Reintroducing and monitoring pine martens in Wales
Genetic monitoring can help us learn a lot about the newly introduced pine martens in Wales today
Until recently pine martens have only been found in Scotland and Northern Ireland, with no sustainable populations in England and Wales. However, in 2015, PTES became one of the major funders for the Vincent Wildlife Trust-led project. This brilliant project successfully translocated 51 pine martens from Scotland to mid-Wales. These pine martens are now established in the Welsh countryside and the females have had kits each year since. During this time we have been able to monitor the animals using camera traps but now to really understand how well the population is doing we have to look at the genetic make-up of the animals.
Genetic monitoring can help us learn a lot about the pine martens in Wales today. It enables us to gain an understanding of how many animals there are, how genetically diverse the group is and how many of the original translocated animals have contributed their genes to this new population.
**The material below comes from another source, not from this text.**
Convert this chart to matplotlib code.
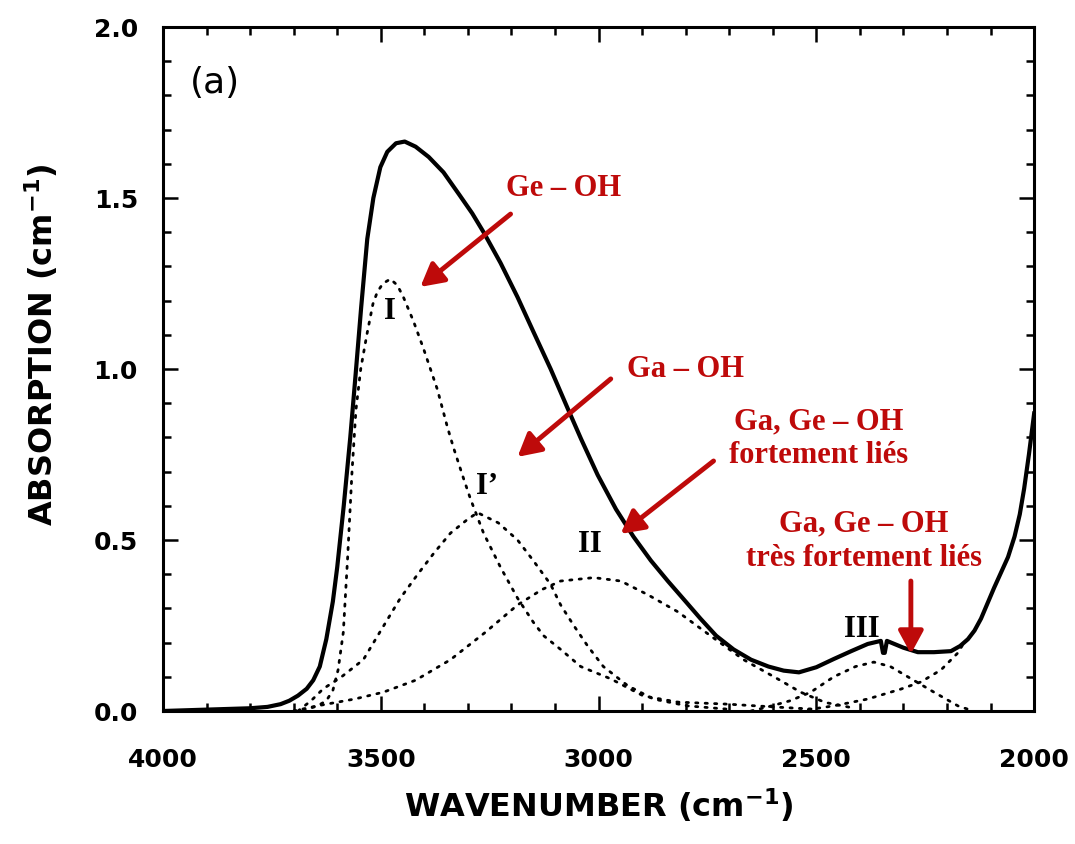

PTES is providing funds to a team at the Waterford Institute of Technology (WIT) to investigate further. Over a four week period, fur and scat samples will be collected from the release site and areas around that the animals have colonised. Hair tubes are placed in key areas and baited with chicken; any inquisitive pine marten leaves a small hair sample after entering the tube. Scats will also be collected from footpaths in the same area.
These samples will be genotyped by the Molecular Ecology Research Group at WIT. This means each sample can be identified down to an individual level. Then, any similarities in genes between individuals will enable the team to build up a picture of how related all the pine martens in the population are. The results will also help us identify problems such as skewed breeding success and inbreeding. The release of pine martens back into the Welsh countryside has been a huge success; this work will give us extra valuable information to help these animals thrive into the future.